Remember, if the meeting is purely protocol in nature, her job is to sound superb and give as much of the meaning as possible. If it is a working meeting, she must roll up her sleeves, get her hands dirty, and engage in a pitched battle to capture every ounce of meaning, keeping her chin up and grinning fiercely as she does so, like the semi-eponymous Evil Swan in Swan Lake who does 32 consecutive fouettC) turns en pointe without pausing for breath.

And count yourself lucky: if you are reading this article, that probably means that one of your working languages, blessedly, is English, the medium of international communication. There will no doubt be members of the foreign delegation in attendance who know all of the technical terms in English and the equivalents in their own language, even if they are incapable of conversing about the weather in English. Make friends with these people. Chat them up while the caterers are setting up the steam tables for lunch. Ask discreet questions. Take even more discreet notes. When you are interpreting, glance in their direction occasionally and see if they nod approvingly.

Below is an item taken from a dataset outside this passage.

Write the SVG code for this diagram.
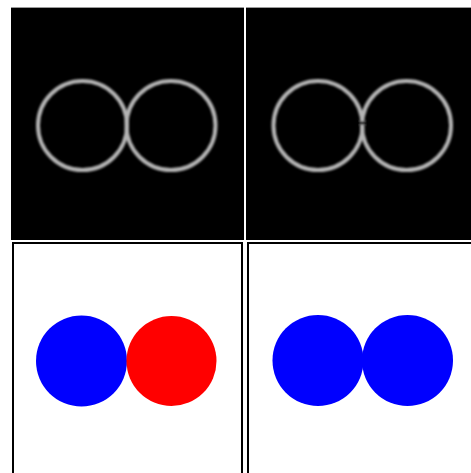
<svg xmlns="http://www.w3.org/2000/svg" width="471" height="473" viewBox="0 0 471 473">
<defs>
<filter id="blur" x="-20%" y="-20%" width="140%" height="140%"><feGaussianBlur stdDeviation="0.9"/></filter>
<style>
.dark{fill:#000}
.topline{stroke:#9a9a9a;stroke-width:1}
.ring{fill:none;stroke:#b4b4b4;stroke-width:4}
.light{fill:#fff;stroke:#000;stroke-width:2}
</style>
</defs>
<rect x="0" y="0" width="471" height="473" fill="#fff"/>
<g id="panel-top-left">
<rect class="dark" x="11" y="7" width="233" height="233"/>
<line class="topline" x1="11" y1="7.5" x2="244" y2="7.5"/>
<g filter="url(#blur)">
<circle class="ring" cx="82.5" cy="125.5" r="44.5"/>
<circle class="ring" cx="171" cy="125.5" r="44.5"/>
</g>
</g>
<g id="panel-top-right">
<rect class="dark" x="246" y="7" width="225" height="233"/>
<line class="topline" x1="246" y1="7.5" x2="471" y2="7.5"/>
<g filter="url(#blur)">
<circle class="ring" cx="318" cy="125.5" r="44.5"/>
<circle class="ring" cx="406.5" cy="125.5" r="44.5"/>
<rect x="356" y="121.5" width="12" height="3" fill="#000"/>
</g>
</g>
<g id="panel-bottom-left">
<rect class="light" x="13" y="243" width="229" height="232"/>
<circle cx="81.5" cy="361" r="45.5" fill="#0000ff"/>
<circle cx="171.5" cy="361" r="45" fill="#ff0000"/>
</g>
<g id="panel-bottom-right">
<rect class="light" x="248" y="243" width="225" height="232"/>
<circle cx="318" cy="360.5" r="45.5" fill="#0000ff"/>
<circle cx="407.5" cy="360.5" r="45.5" fill="#0000ff"/>
</g>
</svg>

And remember, the people who organize international meetings are like mountaineers: they always use more than one set of ropes to tie themselves and everyone else in to the rock face. Documents have been translated, re-translated, back-translated, abstracted, and distributed. Everything has been discussed in detail in working groups before being referred to the plenary session where you are working. The higher-level the gathering, the more the subject has been vetted in advance. Everyone is already familiar with the subject and most of the decisions. That young aide with the classically Ruritanian reddish-blonde hair and hazel eyes and the prominent Mongolian cheekbones who is whispering into the deputy minister's ear as you work is providing annotation and comments to supplement your interpretation and prevent the deputy minister from saying something that could cause an international incident. (He is generally far worse-informed than his subordinates.) The higher-level the meeting, the less likely it is that someone will say something that has not been heard many times before. On both sides of the table there are likely to be several incognito bilinguals who do not reveal themselves unless the interpretation goes slightly awry, and they then get things back on track by making corrections in an undertone. They do it very discreetly, because if they are too conspicuous, someone may ask THEM to interpret next time. You must remember this: it is far, far easier to develop an enormous working vocabulary than it is to improvise because you don't know the generally accepted way to say something.

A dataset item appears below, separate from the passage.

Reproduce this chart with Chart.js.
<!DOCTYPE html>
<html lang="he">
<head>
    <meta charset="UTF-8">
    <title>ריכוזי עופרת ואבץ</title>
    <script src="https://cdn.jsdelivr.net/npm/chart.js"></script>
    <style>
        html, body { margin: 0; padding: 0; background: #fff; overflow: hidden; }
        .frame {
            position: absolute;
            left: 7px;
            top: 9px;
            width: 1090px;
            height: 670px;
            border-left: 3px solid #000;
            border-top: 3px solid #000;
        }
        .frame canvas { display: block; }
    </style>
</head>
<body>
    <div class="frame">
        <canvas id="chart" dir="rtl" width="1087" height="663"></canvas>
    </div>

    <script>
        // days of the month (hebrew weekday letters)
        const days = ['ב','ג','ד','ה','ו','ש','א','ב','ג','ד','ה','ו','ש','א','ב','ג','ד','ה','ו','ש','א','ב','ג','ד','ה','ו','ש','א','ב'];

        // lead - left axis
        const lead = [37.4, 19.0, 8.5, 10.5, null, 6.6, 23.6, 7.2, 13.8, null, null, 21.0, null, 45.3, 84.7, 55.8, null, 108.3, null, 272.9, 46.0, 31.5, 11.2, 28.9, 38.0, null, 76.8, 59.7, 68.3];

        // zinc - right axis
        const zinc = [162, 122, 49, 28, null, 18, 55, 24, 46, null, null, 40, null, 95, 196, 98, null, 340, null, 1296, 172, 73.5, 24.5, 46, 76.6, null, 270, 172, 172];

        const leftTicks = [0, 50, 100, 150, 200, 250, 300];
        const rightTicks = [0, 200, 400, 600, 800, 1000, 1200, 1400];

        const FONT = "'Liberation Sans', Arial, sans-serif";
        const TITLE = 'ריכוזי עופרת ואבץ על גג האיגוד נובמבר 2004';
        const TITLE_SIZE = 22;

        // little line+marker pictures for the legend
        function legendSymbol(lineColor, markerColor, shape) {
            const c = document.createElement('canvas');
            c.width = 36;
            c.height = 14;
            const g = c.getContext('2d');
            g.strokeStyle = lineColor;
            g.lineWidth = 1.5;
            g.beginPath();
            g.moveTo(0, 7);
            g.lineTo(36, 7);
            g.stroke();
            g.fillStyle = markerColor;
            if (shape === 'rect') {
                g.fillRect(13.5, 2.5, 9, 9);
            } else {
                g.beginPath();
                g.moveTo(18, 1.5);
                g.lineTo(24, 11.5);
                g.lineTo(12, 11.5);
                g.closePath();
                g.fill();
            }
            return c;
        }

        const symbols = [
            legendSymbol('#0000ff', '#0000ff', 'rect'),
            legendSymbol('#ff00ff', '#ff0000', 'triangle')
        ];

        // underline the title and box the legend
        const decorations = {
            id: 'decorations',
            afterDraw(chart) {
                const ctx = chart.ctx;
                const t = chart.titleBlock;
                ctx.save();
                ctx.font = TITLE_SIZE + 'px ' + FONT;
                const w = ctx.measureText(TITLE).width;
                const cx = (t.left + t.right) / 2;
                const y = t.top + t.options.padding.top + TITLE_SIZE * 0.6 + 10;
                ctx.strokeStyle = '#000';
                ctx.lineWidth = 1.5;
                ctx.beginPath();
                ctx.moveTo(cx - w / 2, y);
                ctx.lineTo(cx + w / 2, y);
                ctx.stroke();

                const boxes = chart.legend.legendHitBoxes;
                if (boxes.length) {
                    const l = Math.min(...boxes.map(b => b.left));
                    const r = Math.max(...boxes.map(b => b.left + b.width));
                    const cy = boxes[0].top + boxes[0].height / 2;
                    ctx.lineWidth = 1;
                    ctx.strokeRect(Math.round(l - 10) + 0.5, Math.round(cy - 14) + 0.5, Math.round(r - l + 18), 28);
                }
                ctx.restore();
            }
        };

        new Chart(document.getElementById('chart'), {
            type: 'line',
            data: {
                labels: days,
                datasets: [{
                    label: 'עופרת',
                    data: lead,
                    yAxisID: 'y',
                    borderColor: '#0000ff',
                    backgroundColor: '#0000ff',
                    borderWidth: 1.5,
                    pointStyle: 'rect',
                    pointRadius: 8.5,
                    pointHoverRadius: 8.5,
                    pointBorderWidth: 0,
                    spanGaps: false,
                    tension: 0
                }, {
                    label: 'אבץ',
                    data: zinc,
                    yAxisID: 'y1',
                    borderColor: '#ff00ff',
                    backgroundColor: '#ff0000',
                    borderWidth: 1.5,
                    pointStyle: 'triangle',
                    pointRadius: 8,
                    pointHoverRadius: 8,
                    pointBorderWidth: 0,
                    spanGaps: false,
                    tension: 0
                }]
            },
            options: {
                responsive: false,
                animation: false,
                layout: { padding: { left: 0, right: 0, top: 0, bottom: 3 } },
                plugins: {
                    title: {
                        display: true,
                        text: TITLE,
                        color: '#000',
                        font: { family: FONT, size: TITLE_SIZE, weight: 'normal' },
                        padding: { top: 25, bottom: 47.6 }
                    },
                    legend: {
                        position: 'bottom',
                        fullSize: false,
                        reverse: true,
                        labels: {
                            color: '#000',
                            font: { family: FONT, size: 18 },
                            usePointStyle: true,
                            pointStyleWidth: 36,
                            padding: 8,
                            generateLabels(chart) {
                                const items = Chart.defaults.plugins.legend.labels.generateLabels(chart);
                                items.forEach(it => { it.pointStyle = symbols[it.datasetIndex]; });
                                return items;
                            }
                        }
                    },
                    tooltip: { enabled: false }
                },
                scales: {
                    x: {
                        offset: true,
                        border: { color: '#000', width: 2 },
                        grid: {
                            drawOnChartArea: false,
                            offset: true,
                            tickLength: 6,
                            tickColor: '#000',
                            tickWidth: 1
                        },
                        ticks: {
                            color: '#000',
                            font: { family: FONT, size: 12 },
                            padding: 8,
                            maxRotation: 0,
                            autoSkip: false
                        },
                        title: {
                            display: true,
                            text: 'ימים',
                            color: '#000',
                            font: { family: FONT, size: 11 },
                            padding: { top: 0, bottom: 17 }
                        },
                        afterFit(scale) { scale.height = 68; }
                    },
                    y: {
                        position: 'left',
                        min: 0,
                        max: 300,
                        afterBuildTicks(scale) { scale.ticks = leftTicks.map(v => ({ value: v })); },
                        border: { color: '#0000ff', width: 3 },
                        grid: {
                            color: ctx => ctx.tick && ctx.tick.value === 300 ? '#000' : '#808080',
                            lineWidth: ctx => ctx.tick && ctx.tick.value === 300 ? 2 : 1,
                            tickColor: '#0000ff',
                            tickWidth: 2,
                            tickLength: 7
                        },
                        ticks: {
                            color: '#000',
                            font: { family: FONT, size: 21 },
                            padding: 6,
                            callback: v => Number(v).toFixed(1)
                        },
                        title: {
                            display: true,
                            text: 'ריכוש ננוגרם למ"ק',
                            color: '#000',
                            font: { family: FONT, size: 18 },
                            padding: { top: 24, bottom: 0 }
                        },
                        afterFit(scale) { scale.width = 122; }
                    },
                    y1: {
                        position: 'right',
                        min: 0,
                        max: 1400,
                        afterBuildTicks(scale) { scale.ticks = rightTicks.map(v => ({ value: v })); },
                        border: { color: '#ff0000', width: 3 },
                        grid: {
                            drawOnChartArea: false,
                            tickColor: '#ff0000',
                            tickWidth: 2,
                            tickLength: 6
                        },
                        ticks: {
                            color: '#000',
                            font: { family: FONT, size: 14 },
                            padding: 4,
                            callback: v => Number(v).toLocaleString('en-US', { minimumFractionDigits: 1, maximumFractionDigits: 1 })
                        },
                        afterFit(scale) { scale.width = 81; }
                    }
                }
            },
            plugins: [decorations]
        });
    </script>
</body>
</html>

Nor is a large passive vocabulary a bad thing: often in the heat and pressure of the moment, items in your passive memory unexpectedly make the leap over to the active side, like civilian industrial plants converted to military use in time of war. Interpreting is based on preparation, previous knowledge, and the ability to bond these elements rapidly into a new and highly durable substance using the welding-torch of inspiration.

To quote that great twentieth-century mistress of fancy footwork and commanding stage presence, modern dance choreographer Martha Graham: "Behind one perfect free leap are hundreds of leaps taken over a period of years." The same holds true in our beloved and misunderstood profession.